Every morning, another neighbor in the neighborhood, a former student, goes with her to the “grandparents’ home”.
Today, she is elegant and excited on her way to the home. After my greeting, she tells me other things, including the fact that thanks to her job as a teacher, she still has students today who love her, help her out and give her a reason to live.
“I was a literature teacher at high school, so I spent my life among teenagers, which is why I still have the energy to go to an event scheduled by the grandparents’ home.”
I praised the teacher for her painstaking elegance, and she explained that she had the clothes she was wearing, for many years now, but that she took good care of them.
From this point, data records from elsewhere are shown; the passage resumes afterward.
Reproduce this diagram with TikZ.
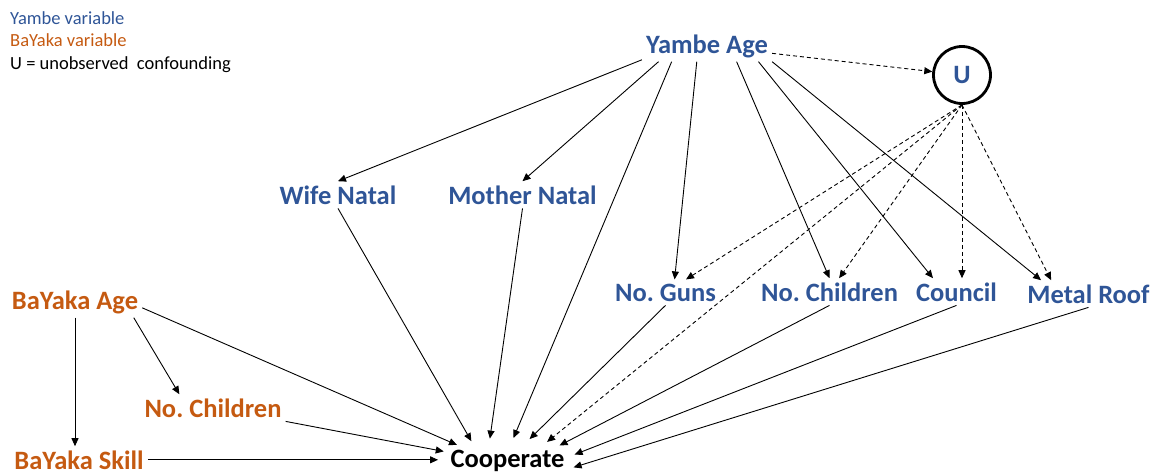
\documentclass[tikz,border=0pt]{standalone}
\usepackage{fontspec}
\setmainfont{Carlito}
\usepackage{xcolor}
\usetikzlibrary{arrows.meta,shapes.geometric}
\definecolor{yambeblue}{HTML}{2F5597}
\definecolor{bayakaorange}{HTML}{C55A11}
\frenchspacing

\begin{document}
\begin{tikzpicture}[x=1pt, y=-1pt,
    var/.style={font=\bfseries\fontsize{26.5}{30}\selectfont, inner sep=4pt, anchor=base},
    yvar/.style={var, text=yambeblue},
    bvar/.style={var, text=bayakaorange},
    legend/.style={font=\fontsize{18.5}{21}\selectfont, anchor=base west, inner sep=0pt},
    arr/.style={-{Triangle[length=8pt,width=7pt]}, line width=0.9pt},
    conf/.style={arr, dash pattern=on 4pt off 3pt}]
    \useasboundingbox (0,0) rectangle (1157,474);

    % legend
    \node[legend, text=yambeblue] (legy) at (10,24) {Yambe variable};
    \node[legend, text=bayakaorange] (legb) at (10,46.5) {BaYaka variable};
    \node[legend] (legu) at (10,69) {U = unobserved\ \ confounding};

    % Yambe variables
    \node[yvar] (yage) at (707,53) {Yambe Age};
    \node[yvar] (wnatal) at (338,204) {Wife Natal};
    \node[yvar] (mnatal) at (522.5,204) {Mother Natal};
    \node[yvar] (guns) at (665.5,301) {No. Guns};
    \node[yvar] (ychild) at (829.5,301) {No. Children};
    \node[yvar] (council) at (956.5,301) {Council};
    \node[yvar] (roof) at (1088.5,303) {Metal Roof};
    \node[draw, circle, line width=2.8pt, minimum size=57pt, inner sep=0pt, text=yambeblue,
          font=\bfseries\fontsize{26.5}{30}\selectfont] (U) at (962,75) {U};

    % BaYaka variables
    \node[bvar] (bage) at (75,309) {BaYaka Age};
    \node[bvar] (bchild) at (213,417) {No. Children};
    \node[bvar] (bskill) at (79,469) {BaYaka Skill};

    % outcome
    \node[var, shape=ellipse, inner xsep=-8pt, inner ysep=5pt] (coop) at (507.5,467) {Cooperate};

    % from Yambe Age
    \draw[arr] (yage.192) -- (wnatal.north);
    \draw[arr] (yage.198) -- (mnatal.north);
    \draw[arr] (yage.204) -- (coop.75);
    \draw[arr] (yage.237) -- (guns.55);
    \draw[arr] (yage.332) -- (ychild.north);
    \draw[arr] (yage.343) -- (council.150);
    \draw[arr] (yage.south east) -- (roof.164);
    \draw[conf] (yage) -- (U);

    % unobserved confounding
    \draw[conf] (U.south) -- (guns);
    \draw[conf] (U.south) -- (coop.25);
    \draw[conf] (U.south) -- (ychild);
    \draw[conf] (U.south) -- (U.south |- council.north);
    \draw[conf] (U.south) -- (roof.160);

    % into Cooperate
    \draw[arr] (wnatal.south) -- (coop.152);
    \draw[arr] (mnatal.south) -- (coop.129);
    \draw[arr] (guns.south) -- (coop.44);
    \draw[arr] (ychild.south) -- (coop.16);
    \draw[arr] (council.south) -- (coop.5);
    \draw[arr] (roof.south) -- (coop.354);

    % BaYaka side
    \draw[arr] (bage.south) -- (bage.south |- bskill.north);
    \draw[arr] (bage.345) -- (bchild.158);
    \draw[arr] (bage.355) -- (coop.163);
    \draw[arr] (bchild.south east) -- (coop.172);
    \draw[arr] (bskill.east) -- (bskill.east -| coop.west);
\end{tikzpicture}
\end{document}
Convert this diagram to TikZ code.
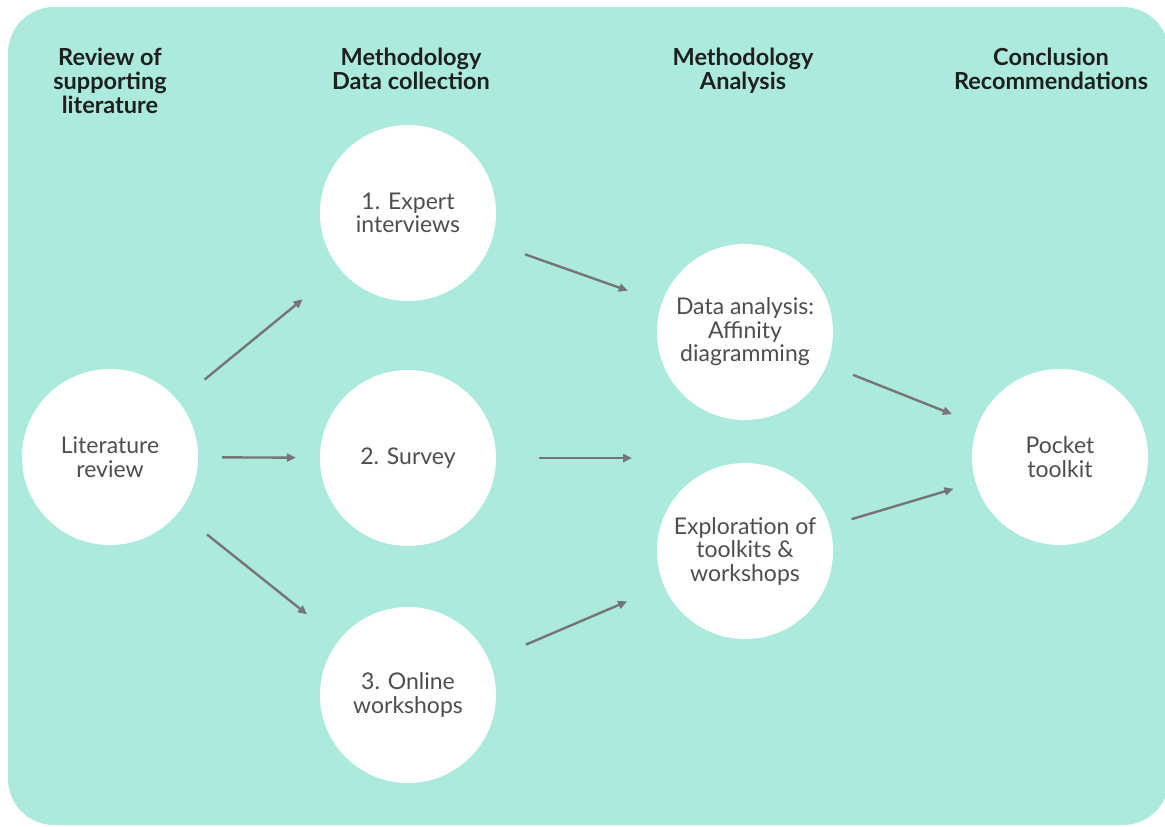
\documentclass[tikz,border=0pt]{standalone}
\usepackage{fontspec}
\setmainfont{Lato}
\usetikzlibrary{arrows.meta}

\definecolor{mint}{RGB}{172,234,222}
\definecolor{arrowgrey}{RGB}{118,116,118}
\definecolor{textgrey}{RGB}{78,78,78}

\tikzset{
  stage/.style={circle, fill=white, minimum size=176pt, inner sep=0pt,
    align=center, text=textgrey, font=\fontsize{23}{23.5}\selectfont},
  heading/.style={align=center, anchor=north, inner sep=0pt, text=black!88,
    font=\bfseries\fontsize{23.5}{24}\selectfont},
  flow/.style={-{Triangle[length=9pt,width=8pt]}, draw=arrowgrey,
    line width=2.4pt, shorten <=#1, shorten >=#1},
  flow/.default=24pt
}

\begin{document}
\begin{tikzpicture}[x=1pt,y=-1pt]

  \useasboundingbox (0,0) rectangle (1165,827); %% page size
  \fill[mint, rounded corners=46pt] (8,7) rectangle (1169,825);

  %% column headings
  \node[heading] (hreview) at (110,48) {Review of\\supporting\\literature};
  \node[heading] (hcollect) at (411,48) {Methodology\\Data collection};
  \node[heading] (hanalysis) at (743,48) {Methodology\\Analysis};
  \node[heading] (hconclude) at (1051,48) {Conclusion\\Recommendations};

  %% stages
  \node[stage] (litreview) at (110,457) {Literature\\review};
  \node[stage] (expert) at (408,213) {1. Expert\\interviews};
  \node[stage] (survey) at (408,458) {2. Survey};
  \node[stage] (online) at (408,695) {3. Online\\workshops};
  \node[stage] (affinity) at (745,332) {Data analysis:\\Affinity\\diagramming};
  \node[stage] (explore) at (745,551) {Exploration of\\toolkits \&\\workshops};
  \node[stage] (toolkit) at (1060,457) {Pocket\\toolkit};
  \coordinate (between) at (632,458);

  %% connectors
  \draw[flow=48pt, shorten <=34pt] (litreview) -- (expert);
  \draw[flow] (litreview) -- (survey);
  \draw[flow=41pt, shorten <=36pt] (litreview) -- (online);
  \draw[flow=36pt] (expert) -- (affinity);
  \draw[flow=0pt, shorten <=43pt] (survey) -- (between);
  \draw[flow=40pt] (online) -- (explore);
  \draw[flow=28pt] (affinity) -- (toolkit);
  \draw[flow=23pt] (explore) -- (toolkit);

\end{tikzpicture}
\end{document}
“It seems to me that this elegance gets many people thinking,” she clarifies in a hushed tone, “if you go to my home, you can see that I also have presents made my students, which I still have as I’ve looked after them a great deal. Maybe, many people link my elegance comes with an alleged economic contribution that my children send, but that’s not the case. They call me once in a while just want to know if I’m still alive. I don’t count on any help from them. Even if other people think I have a lot of money.”
Patricia also tells me that a garlic seller tried to rip her off, a couple of days ago. The vendor was selling a string of garlic for 70 pesos and she paid it for it with a 5 CUC bill (120 pesos), and he apparently forgot to give her the change.
If you have family living abroad, people just assume you have money, including street sellers who are offering what they sell. On the other hand, Cuba’s aging population and the zero chance of having the financial resources needed, with the miniscule pensions, put social status into question.